Keduanya sudah cukup menjadi sebuah pusaka penerang bagi manusia agar berhati-hati dalam melangkah di dalam kehidupannya. Termasuk salah satunya adalah PERINTAH TEGAS meninggalkan riba.  
Realitas di Masyarakat
Riba yang dosanya cukup dahsyat dari perzinaan sekalipun, saat ini tidak menimbulkan efek ‘takut’ pada masyarakat bahkan khawatir pun seakan juga tidak. Bukan saja tidak menimbulkan efek takut, alih-alih riba ini dikembangkan dengan suburnya. Dengan propaganda media dan dengan menanamkan saling ketergantungan antara masyarakat dan lembaga keuangan berbau riba, seakan merubah sesuatu yang buruk menjadi tampak baik. “Tahi kucing serasa cokelat” mungkin itu ungkapan yang pas untuk praktik riba saat ini.
Bukan hanya di kalangan menengah ke atas, menengah ke bawah pun praktik riba ini tak kalah dahsyatnya.
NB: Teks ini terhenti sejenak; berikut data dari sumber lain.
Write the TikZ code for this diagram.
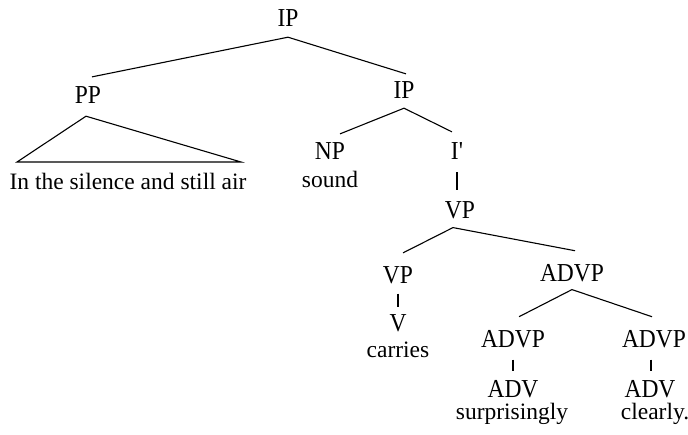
\documentclass[tikz,border=0pt]{standalone}
\usepackage{fontspec}
\usepackage{graphicx}
\setmainfont{Liberation Serif}
\newcommand{\lbltxt}[1]{\scalebox{1}[1.1]{#1}}
\begin{document}
\begin{tikzpicture}[x=1pt,y=-1pt,
  lab/.style={anchor=base,inner xsep=0pt,inner ysep=10pt,font=\fontsize{23.5}{28}\selectfont},
  word/.style={anchor=base,inner sep=0pt,font=\fontsize{23.5}{28}\selectfont},
  edge/.style={line width=1.1pt,black}]
\useasboundingbox[fill=white] (0,0) rectangle (688,435);
% labels
\node[lab] (ip) at (288,27) {\lbltxt{IP}};
\node[lab] (pp) at (88,104) {\lbltxt{PP}};
\node[lab] (ip2) at (404,99) {\lbltxt{IP}};
\node[lab] (np) at (330,160) {\lbltxt{NP}};
\node[lab] (ibar) at (457,160) {\lbltxt{I\textquotesingle}};
\node[lab] (vp) at (460,219) {\lbltxt{VP}};
\node[lab] (vp2) at (398,284) {\lbltxt{VP}};
\node[lab] (advp) at (572,282) {\lbltxt{ADVP}};
\node[lab] (v) at (398,332) {\lbltxt{V}};
\node[lab] (advpa) at (513,348) {\lbltxt{ADVP}};
\node[lab] (advpb) at (654,348) {\lbltxt{ADVP}};
\node[lab] (adva) at (513,398) {\lbltxt{ADV}};
\node[lab] (advb) at (650,398) {\lbltxt{ADV}};
% words
\node[word] (w1) at (128,190) {In the silence and still air};
\node[word] (w2) at (330,188) {sound};
\node[word] (w3) at (398,358) {carries};
\node[word] (w4) at (512,420) {surprisingly};
\node[word] (w5) at (655,420) {clearly.};
\coordinate (tl) at (17,162);
\coordinate (tr) at (241,162);
% edges
\draw[edge] ([xshift=4pt]pp.north) -- (ip.south) -- ([xshift=2pt,yshift=-2pt]ip2.north);
\draw[edge,line join=miter] ([xshift=-2pt,yshift=-2pt]pp.south) -- (tr) -- (tl) -- cycle;
\draw[edge] ([xshift=10pt,yshift=-1pt]np.north) -- ([yshift=1pt]ip2.south) -- ([xshift=-5pt,yshift=1pt]ibar.north);
\draw[edge] ([yshift=-2pt]ibar.south) -- ([yshift=2pt]ibar.south |- vp.north);
\draw[edge] ([xshift=5pt,yshift=4pt]vp2.north) -- ([xshift=-7pt,yshift=2pt]vp.south) -- ([xshift=3pt,yshift=4pt]advp.north);
\draw[edge] ([yshift=1pt]vp2.south) -- ([yshift=-2pt]vp2.south |- v.north);
\draw[edge] ([xshift=6pt,yshift=4pt]advpa.north) -- ([yshift=3pt]advp.south) -- ([xshift=-2pt,yshift=4pt]advpb.north);
\draw[edge] ([yshift=-1pt]advpa.south) -- ([yshift=0pt]advpa.south |- adva.north);
\draw[edge] ([xshift=-3pt,yshift=-1pt]advpb.south) -- ([xshift=-3pt]advpb.south |- advb.north);
\end{tikzpicture}
\end{document}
Lembaga keuangan yang bergerak memang tidak seprofesional Lembaga Keuangan Formal dalam memberikan kredit, akan tetapi bunga yang diancamkan kepada nasabah pun tak kalah mencekik. Lembaha keuangan untuk masyarakat menengah ke bawah memang biasanya tak berbadan hukum sehingga dikatakan lembaga keuangan informal. Lembaga keuangan informal yang bergerak untuk memberikan kredit riba di masyarakat disebut lintah darat, bisa juga disebut rentenir atau yang terkenal adalah Bank Thithil.
Meminjam di Bank Thihtil tak serumit meminjam di bank-bank besar dan formal. Cukup ngomong baik-baik ke sang kreditur dan janji mengembalikan, uang pun cair. Tapi jangan salah, uang yang dipinjamkan kepada nasabah harus kembali dengan pengembalian yang sangat mencekik. Bunganya pun aduhai dan luar biasa berlipat. Alih-alih tak takut dosa, mereka justru mengeruk keuntungan dari hujjah (alasan) yang sangat lemah yaitu Karena masyarakat membutuhkan.
Entah bisa dibilang kurang cerdas atau Oon, yang jelas mayoritas masyarakat pun juga mau dijajah oleh Si Lintah Darat alias Bank Thihtil ini. Mereka tak tanggung-tanggung dalam meminjam ke Bank Thihtil, mulai dari meminjam untuk kebutuhan SPP atau uang jajan anaknya hingga membeli panci pun kredit ke Bank Thithil,  BUSUK memang pengelola Bank Thithil. Bahkan untuk urusan membeli jilbab juga hutang ke mereka, bayangkan urusan menutup aurat yang dianjurkan agama dinodai oleh pengelola Bank Thithil.
Bagaimana di wilayah sekitar sanggar baca Kadiksuh?
Maka marilah kita dalami tentang hal ini pada episode mendatang, karena sangat penting untuk membahas permasalahan tentang jeratan rentenir berjenis Bank Thithil ini. Permasalahan kemiskinan masyarakat khususnya yang berada di sekitar sanggar tidak lain karena gaya hidup serta ketergantungan mereka kepada kreditur apapun itu bentuknya. Baik Koperasi, perbankan formal, Bank Thithil atau yang lainnya.
Semoga Allah memudahkan kami untuk menulis episode demi episode yang mengurai tentang pengalaman kami selama terjun di masyarakat khususnya sekitar sanggar baca Darul Musthofa.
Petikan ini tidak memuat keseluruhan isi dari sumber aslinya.